==== TASK INPUTS ====

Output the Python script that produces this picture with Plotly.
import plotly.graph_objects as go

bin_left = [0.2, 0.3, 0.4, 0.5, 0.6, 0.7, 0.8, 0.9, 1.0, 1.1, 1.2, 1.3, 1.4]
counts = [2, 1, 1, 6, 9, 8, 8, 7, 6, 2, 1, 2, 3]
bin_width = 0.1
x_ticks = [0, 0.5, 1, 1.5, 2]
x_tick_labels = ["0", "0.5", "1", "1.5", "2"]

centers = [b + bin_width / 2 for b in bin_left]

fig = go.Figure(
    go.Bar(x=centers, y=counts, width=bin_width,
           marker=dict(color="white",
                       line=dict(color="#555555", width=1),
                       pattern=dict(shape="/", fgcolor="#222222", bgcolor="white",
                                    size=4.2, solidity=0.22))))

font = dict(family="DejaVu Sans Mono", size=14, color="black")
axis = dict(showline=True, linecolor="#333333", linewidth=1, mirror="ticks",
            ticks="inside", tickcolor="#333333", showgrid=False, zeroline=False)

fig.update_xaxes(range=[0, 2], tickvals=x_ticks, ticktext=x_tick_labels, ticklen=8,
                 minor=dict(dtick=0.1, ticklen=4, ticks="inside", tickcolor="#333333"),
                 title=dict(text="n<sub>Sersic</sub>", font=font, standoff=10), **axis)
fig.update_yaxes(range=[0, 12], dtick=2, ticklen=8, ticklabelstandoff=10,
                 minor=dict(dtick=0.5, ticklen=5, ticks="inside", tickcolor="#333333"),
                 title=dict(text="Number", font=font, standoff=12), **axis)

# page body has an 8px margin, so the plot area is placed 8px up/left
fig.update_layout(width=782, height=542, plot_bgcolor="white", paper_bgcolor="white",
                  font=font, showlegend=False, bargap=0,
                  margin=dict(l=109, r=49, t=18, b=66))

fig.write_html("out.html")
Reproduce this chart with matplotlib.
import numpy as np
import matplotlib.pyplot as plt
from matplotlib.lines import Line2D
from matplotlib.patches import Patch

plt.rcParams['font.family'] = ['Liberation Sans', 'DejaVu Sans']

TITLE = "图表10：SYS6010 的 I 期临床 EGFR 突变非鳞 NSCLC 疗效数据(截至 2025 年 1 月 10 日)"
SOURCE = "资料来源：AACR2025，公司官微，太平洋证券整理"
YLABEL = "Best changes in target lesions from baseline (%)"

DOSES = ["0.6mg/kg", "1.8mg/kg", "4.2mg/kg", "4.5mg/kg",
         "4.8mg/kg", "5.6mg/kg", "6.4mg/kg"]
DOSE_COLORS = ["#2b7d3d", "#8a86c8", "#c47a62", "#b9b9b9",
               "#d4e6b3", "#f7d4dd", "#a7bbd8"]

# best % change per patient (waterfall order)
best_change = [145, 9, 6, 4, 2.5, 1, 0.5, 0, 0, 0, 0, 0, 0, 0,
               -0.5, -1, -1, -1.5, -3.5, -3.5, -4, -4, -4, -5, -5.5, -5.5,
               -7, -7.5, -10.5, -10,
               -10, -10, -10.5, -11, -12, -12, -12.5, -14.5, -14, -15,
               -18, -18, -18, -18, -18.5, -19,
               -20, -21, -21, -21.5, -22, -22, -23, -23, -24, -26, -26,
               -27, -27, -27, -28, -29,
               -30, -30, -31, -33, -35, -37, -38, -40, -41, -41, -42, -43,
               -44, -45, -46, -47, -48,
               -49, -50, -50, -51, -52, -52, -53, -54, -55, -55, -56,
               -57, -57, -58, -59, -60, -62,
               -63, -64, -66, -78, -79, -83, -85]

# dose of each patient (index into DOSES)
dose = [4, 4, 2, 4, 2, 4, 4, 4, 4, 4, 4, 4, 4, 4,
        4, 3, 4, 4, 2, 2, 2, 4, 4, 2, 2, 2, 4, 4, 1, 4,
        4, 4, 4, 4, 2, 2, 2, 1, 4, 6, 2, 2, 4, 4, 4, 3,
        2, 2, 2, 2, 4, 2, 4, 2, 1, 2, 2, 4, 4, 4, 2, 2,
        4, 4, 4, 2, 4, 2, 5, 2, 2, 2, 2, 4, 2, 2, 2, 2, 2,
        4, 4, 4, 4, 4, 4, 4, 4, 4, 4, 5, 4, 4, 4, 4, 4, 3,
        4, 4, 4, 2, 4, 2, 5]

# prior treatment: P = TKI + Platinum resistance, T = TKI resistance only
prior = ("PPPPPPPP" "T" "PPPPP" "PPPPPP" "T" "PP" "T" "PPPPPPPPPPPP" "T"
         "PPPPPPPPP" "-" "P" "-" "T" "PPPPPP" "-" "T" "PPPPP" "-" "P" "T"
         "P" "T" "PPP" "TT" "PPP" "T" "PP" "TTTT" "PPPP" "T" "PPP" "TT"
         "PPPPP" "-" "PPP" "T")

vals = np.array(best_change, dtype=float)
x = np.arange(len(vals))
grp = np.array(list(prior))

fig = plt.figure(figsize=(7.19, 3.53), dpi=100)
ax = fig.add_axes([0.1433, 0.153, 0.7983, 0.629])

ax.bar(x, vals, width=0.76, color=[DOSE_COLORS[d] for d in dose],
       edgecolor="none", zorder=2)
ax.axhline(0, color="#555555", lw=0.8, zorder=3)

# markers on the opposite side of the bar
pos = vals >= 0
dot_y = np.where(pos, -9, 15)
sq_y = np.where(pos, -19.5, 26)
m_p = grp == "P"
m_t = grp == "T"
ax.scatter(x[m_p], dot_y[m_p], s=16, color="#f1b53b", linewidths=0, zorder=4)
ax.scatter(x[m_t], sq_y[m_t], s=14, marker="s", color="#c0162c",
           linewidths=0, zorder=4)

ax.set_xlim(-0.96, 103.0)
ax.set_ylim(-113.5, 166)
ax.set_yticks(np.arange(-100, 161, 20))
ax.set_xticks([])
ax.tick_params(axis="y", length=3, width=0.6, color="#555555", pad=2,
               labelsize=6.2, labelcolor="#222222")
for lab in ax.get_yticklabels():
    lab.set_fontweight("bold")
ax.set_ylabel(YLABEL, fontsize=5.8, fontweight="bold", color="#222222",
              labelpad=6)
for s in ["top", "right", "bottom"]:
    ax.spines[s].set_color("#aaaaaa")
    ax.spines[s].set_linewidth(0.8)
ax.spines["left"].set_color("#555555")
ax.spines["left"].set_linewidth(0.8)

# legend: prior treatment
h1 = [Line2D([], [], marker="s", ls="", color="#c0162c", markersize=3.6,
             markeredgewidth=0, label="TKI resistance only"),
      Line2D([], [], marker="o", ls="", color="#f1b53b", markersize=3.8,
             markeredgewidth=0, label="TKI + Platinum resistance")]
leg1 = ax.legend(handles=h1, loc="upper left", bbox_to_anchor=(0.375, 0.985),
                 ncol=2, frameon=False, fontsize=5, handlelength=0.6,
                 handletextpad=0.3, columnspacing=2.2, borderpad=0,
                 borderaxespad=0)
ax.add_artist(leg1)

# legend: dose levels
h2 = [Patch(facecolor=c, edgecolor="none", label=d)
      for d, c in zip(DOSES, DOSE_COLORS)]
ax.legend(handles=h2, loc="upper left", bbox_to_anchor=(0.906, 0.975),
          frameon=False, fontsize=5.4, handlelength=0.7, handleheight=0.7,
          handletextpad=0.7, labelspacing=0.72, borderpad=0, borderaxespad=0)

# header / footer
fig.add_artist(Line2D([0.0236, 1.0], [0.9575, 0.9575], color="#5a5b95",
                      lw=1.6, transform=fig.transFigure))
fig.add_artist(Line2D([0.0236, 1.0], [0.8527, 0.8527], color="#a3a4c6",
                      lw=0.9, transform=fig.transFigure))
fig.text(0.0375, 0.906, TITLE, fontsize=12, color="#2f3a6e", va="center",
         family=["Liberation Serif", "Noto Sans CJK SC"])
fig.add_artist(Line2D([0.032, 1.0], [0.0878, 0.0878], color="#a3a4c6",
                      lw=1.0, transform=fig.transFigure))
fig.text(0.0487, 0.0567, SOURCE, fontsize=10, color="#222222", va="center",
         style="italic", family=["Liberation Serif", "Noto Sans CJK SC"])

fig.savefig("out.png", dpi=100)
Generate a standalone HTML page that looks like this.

====

#### WRITTEN INSTRUCTION
Repeat word for word the stretch of lines from the one with "Reproduce this chart with matplotlib." down to the one with "-63, -64, -66, -78, -79, -83, -85]", both included.

#### RESULT OF THIS EXERCISE
Reproduce this chart with matplotlib.
import numpy as np
import matplotlib.pyplot as plt
from matplotlib.lines import Line2D
from matplotlib.patches import Patch

plt.rcParams['font.family'] = ['Liberation Sans', 'DejaVu Sans']

TITLE = "图表10：SYS6010 的 I 期临床 EGFR 突变非鳞 NSCLC 疗效数据(截至 2025 年 1 月 10 日)"
SOURCE = "资料来源：AACR2025，公司官微，太平洋证券整理"
YLABEL = "Best changes in target lesions from baseline (%)"

DOSES = ["0.6mg/kg", "1.8mg/kg", "4.2mg/kg", "4.5mg/kg",
         "4.8mg/kg", "5.6mg/kg", "6.4mg/kg"]
DOSE_COLORS = ["#2b7d3d", "#8a86c8", "#c47a62", "#b9b9b9",
               "#d4e6b3", "#f7d4dd", "#a7bbd8"]

# best % change per patient (waterfall order)
best_change = [145, 9, 6, 4, 2.5, 1, 0.5, 0, 0, 0, 0, 0, 0, 0,
               -0.5, -1, -1, -1.5, -3.5, -3.5, -4, -4, -4, -5, -5.5, -5.5,
               -7, -7.5, -10.5, -10,
               -10, -10, -10.5, -11, -12, -12, -12.5, -14.5, -14, -15,
               -18, -18, -18, -18, -18.5, -19,
               -20, -21, -21, -21.5, -22, -22, -23, -23, -24, -26, -26,
               -27, -27, -27, -28, -29,
               -30, -30, -31, -33, -35, -37, -38, -40, -41, -41, -42, -43,
               -44, -45, -46, -47, -48,
               -49, -50, -50, -51, -52, -52, -53, -54, -55, -55, -56,
               -57, -57, -58, -59, -60, -62,
               -63, -64, -66, -78, -79, -83, -85]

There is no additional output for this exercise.